In doing so, the project helps broaden cybersecurity research to include the concerns of vulnerable individuals and groups (e.g., survivors of intimate partner violence) whose cybersecurity needs have often historically been neglected. To pursue the project, the investigators plan to assemble a diverse team and collaborate with local organizations (e.g., domestic abuse shelters) and international partners (e.g., the Coalition Against Stalkerware).
The focus of this research effort is the design of methods and tools to mitigate the threat of surveillanceware, and in particular, developing a deception-based system that uses machine learning techniques and system security mechanisms to produce fake but plausible ("synthetic") data to be fed to the monitoring apparatus of surveillanceware instead of the real data. The research is naturally organized into three thrusts, starting with a comprehensive analysis of surveillanceware and its capabilities for the purpose of adversarial modeling.

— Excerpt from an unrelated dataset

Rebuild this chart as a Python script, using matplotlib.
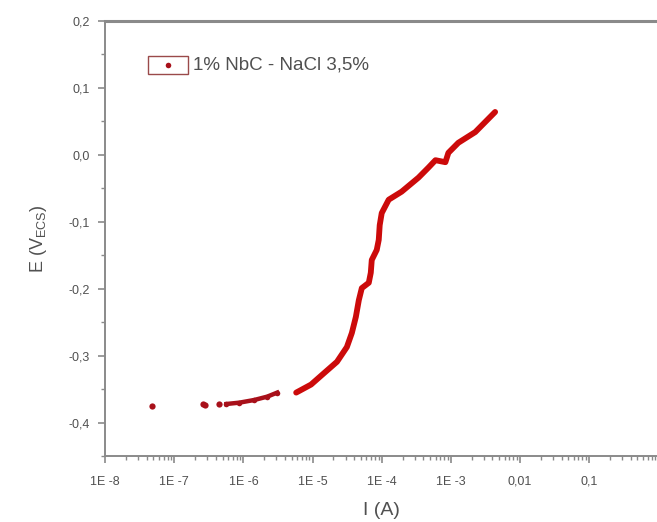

The second thrust builds on this analysis to develop techniques to create fake but plausible data that can be used as decoy. This requires the use of machine learning techniques, specifically deep generative models. The final thrust involves designing system mechanisms that can be combined with the machinery developed in the previous thrust to ensure the integrity of the defense.
In so doing, the project will move forward an understanding of formal adversarial models for surveillanceware, techniques for synthesizing plausible data and deniable data embedding, and system-level mechanisms that integrate with machine learning techniques to thwart surveillance.
This award reflects NSF's statutory mission and has been deemed worthy of support through evaluation using the Foundation's intellectual merit and broader impacts review criteria.